1968 - The Maharishi Mahesh Yogi gives George Harrison a plastic world map for his birthday.

Mark Rothko - Memory 1945/6

1970 - Abstract expressionist painter, Mark Rothko, dies at 66.

1971 - Oh! Calcutta! opens at the Belasco Theater in New York City for 1,316 performances.

1977 - Bluesman Booker T. Washington "Bukka" White, who composed Fixing to Die, does just that in Memphis at age 70.
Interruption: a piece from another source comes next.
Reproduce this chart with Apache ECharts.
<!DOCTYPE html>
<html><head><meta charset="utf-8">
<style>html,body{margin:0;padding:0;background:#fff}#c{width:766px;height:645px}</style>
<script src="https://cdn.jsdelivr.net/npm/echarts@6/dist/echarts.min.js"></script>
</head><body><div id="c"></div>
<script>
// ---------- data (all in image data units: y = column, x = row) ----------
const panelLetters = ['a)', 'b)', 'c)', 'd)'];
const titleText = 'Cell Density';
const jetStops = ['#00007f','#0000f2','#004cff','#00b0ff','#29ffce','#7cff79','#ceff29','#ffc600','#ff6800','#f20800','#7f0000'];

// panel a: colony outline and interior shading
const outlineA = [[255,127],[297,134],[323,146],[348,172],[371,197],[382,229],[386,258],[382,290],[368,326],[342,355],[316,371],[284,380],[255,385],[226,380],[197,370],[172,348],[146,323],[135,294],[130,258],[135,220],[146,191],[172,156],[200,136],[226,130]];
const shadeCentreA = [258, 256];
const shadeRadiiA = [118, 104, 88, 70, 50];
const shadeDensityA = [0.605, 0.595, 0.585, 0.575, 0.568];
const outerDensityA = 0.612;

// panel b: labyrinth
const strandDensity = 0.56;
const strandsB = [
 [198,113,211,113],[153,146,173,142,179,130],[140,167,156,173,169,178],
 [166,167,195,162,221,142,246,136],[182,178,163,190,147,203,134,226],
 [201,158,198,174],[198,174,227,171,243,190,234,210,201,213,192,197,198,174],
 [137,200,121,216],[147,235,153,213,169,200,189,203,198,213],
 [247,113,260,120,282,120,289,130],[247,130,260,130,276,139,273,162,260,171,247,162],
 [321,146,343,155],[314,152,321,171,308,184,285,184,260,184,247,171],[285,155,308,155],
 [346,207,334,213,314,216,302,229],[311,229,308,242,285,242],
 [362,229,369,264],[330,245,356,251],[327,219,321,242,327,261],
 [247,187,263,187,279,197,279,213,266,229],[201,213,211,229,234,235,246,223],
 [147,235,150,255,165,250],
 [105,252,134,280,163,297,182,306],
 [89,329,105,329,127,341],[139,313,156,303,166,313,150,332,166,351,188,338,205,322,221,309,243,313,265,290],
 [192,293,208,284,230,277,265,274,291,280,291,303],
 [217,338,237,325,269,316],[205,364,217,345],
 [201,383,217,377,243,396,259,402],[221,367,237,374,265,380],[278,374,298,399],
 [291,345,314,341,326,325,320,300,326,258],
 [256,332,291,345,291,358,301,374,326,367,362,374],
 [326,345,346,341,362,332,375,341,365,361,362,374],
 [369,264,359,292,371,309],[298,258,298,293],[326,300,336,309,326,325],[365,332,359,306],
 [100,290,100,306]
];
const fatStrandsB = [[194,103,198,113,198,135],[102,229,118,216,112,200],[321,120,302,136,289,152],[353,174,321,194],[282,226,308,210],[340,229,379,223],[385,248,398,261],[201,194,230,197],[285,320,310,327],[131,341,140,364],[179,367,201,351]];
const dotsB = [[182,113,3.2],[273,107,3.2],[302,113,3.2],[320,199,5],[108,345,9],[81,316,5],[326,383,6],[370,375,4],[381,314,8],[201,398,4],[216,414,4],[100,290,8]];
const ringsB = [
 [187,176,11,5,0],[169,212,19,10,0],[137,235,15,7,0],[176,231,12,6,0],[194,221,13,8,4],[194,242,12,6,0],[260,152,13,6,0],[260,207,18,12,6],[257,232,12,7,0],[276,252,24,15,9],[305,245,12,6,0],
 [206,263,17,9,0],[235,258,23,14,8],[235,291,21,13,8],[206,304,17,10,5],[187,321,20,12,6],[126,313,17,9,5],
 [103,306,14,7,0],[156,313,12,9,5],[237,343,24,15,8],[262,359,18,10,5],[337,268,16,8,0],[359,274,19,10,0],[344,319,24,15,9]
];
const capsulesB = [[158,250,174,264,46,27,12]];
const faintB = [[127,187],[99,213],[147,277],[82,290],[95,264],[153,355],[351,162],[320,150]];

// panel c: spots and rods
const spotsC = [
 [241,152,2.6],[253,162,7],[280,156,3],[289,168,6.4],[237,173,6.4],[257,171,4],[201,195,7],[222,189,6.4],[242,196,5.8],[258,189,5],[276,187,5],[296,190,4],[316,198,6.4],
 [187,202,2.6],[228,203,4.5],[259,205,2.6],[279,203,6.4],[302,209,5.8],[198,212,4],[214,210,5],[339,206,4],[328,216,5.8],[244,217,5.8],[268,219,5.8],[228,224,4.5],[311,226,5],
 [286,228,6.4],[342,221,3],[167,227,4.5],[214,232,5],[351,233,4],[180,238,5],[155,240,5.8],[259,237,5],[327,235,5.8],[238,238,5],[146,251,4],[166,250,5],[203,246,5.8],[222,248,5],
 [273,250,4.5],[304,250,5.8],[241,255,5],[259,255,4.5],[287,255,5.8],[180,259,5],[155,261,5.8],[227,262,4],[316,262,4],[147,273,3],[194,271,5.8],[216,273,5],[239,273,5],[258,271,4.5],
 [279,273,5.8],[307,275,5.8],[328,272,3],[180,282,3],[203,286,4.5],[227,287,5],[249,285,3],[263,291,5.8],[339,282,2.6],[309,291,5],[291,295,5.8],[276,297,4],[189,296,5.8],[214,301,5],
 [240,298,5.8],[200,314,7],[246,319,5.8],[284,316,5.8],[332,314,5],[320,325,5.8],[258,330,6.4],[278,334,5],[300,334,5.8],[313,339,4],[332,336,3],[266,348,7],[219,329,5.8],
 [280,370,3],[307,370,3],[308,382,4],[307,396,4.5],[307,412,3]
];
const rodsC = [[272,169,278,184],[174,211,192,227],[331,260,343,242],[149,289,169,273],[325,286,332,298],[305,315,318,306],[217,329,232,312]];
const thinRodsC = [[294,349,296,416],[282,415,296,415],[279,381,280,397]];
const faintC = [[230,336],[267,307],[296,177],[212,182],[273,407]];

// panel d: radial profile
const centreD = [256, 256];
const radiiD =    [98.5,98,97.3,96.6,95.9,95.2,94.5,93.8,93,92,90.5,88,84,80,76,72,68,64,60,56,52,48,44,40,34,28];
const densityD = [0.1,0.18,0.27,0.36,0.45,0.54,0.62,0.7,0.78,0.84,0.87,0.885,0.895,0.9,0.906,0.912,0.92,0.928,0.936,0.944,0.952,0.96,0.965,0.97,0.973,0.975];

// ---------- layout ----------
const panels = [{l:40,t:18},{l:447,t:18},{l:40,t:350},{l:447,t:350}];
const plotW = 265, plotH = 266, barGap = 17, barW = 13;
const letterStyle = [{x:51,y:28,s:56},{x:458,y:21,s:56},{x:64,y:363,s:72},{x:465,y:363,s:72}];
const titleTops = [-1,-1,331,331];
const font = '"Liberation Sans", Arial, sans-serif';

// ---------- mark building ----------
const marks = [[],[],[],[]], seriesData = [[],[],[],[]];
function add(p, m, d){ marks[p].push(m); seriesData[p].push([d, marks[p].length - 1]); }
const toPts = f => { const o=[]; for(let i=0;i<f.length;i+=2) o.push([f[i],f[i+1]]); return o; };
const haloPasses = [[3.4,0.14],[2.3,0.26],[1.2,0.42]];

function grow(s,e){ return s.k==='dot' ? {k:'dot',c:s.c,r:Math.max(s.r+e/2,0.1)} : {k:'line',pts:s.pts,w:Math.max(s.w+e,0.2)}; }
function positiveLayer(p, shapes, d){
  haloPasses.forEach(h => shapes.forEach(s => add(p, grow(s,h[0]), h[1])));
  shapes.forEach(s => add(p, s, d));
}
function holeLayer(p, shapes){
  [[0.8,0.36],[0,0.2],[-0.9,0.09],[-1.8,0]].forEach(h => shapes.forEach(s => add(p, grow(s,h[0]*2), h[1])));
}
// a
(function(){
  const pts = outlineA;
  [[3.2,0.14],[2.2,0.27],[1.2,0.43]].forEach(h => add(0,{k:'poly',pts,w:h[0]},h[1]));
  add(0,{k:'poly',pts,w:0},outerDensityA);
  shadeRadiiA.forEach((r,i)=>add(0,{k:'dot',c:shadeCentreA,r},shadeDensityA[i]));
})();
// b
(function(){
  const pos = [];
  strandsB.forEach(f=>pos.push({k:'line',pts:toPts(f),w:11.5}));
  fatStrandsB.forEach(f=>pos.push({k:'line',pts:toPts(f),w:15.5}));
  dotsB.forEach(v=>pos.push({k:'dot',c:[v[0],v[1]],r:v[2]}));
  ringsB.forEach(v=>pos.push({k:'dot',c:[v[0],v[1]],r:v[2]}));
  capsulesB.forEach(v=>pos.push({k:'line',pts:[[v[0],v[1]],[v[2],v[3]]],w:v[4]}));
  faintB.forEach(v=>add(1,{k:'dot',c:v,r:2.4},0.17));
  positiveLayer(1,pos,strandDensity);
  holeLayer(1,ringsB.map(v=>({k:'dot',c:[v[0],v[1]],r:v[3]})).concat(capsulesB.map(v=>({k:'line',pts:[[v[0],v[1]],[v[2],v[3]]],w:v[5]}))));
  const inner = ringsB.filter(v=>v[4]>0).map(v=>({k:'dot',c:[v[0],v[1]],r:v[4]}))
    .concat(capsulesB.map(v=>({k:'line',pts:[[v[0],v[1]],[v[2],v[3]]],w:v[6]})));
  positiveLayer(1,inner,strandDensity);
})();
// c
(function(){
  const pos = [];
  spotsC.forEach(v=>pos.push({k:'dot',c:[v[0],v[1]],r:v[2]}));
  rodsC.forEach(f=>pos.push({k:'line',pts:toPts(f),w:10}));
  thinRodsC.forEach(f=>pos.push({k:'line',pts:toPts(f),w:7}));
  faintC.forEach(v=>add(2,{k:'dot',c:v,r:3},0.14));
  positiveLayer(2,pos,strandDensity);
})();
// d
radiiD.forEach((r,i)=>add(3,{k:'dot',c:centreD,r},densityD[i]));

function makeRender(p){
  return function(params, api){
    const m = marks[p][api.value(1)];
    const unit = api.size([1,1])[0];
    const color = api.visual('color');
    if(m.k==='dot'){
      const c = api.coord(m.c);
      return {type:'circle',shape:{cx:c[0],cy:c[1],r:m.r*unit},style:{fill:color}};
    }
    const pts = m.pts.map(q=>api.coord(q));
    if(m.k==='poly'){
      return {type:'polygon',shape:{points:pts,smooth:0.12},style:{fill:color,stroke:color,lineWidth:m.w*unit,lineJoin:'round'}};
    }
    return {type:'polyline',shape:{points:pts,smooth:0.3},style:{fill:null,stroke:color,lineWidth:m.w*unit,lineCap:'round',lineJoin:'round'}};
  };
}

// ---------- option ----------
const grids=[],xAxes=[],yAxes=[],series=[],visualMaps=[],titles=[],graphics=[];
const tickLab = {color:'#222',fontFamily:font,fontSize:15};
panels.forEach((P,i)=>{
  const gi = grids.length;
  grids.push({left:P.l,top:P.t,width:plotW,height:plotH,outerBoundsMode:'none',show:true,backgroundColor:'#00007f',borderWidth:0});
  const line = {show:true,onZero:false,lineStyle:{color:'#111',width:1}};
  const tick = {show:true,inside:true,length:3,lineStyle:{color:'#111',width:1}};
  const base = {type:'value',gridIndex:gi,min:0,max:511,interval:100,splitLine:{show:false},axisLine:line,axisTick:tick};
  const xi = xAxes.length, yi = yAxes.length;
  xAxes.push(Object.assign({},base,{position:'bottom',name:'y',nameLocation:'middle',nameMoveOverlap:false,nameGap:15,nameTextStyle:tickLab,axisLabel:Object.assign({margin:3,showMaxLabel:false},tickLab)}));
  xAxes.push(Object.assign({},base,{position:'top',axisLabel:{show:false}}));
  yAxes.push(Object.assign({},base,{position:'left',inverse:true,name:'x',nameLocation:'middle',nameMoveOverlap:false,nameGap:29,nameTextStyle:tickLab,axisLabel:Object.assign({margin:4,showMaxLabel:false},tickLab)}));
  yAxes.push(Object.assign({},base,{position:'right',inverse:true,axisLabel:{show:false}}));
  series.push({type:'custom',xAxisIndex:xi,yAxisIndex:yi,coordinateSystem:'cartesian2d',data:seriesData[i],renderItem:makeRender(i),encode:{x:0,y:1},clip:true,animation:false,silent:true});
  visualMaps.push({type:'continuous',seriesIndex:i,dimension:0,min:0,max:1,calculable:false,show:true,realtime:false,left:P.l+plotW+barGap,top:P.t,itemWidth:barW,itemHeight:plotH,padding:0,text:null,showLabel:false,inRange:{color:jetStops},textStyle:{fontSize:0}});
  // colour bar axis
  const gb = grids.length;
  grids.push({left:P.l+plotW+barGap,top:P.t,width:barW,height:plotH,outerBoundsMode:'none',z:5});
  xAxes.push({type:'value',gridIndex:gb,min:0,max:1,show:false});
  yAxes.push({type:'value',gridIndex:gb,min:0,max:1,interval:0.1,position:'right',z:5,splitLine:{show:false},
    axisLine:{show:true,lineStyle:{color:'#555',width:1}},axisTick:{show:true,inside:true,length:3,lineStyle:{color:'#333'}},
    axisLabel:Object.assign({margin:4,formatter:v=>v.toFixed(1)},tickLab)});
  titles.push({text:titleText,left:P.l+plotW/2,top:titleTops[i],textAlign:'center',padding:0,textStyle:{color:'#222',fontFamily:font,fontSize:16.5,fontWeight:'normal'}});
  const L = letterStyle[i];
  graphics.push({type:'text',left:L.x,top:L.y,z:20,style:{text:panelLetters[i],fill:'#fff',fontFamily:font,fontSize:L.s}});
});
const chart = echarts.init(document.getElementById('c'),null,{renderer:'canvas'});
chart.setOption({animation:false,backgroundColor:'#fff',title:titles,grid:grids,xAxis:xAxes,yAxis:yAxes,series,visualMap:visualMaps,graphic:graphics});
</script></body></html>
1983 - Tennessee Williams dies, aged 71, in New York, leaving $10 million to the University of the South. “If people behaved in the way nations do they would all be put in straitjackets.” - Tennessee Williams

1998 - Bob Dylan wins three Grammys at this year's ceremony, including Best Album for his career renaissance Time Out of Mind. While performing a song from the album, he is interrupted by a rogue performance artist with the words 'soy bomb' painted on his chest. The freewheelin' one doesn't flinch. Dylan's son, Jakob, also wins an award, winning Best Song for One Headlight, a song he recorded with his band, The Wallflowers. Also winning awards are John Fogerty, who picks up Best Rock Album for Blue Moon Swamp, Elton John for Best Male Vocal for Candle In The Wind 1997 and Van Morrison, who wins one for Best Pop Collaboration for Don't Look Back, a song he recorded with John Lee Hooker.

Doors History Spotlights:

1967 - The Doors perform at The second Human Be-In at Griffith Park in Burbank. The event attracts approximately 5,500 people to this park just north of The Greek Theater. Jerry Hopkins is the emcee. Later that evening The Doors play Gazzarri's and then do an after hours show at The Hullabaloo. They must have been some tired boys by the 26th!

1969 - Recording sessions for The Soft Parade are progressing. After a long dinner break at a Mexican restaurant, which includes quite a bit of beer and other liquor, the band returns to the studio. They begin improvising a succession of blues standards. Within a half hour, it has turned into a parody and then a showcase of rock classics.

Unfortunately, some of this impromptu session is lost when the tape reel needs to be changed. What is captured on tape is a montage of music underscored by Jim Morrison's increasing disenchantment. This is what would become known as the Rock Is Dead tapes.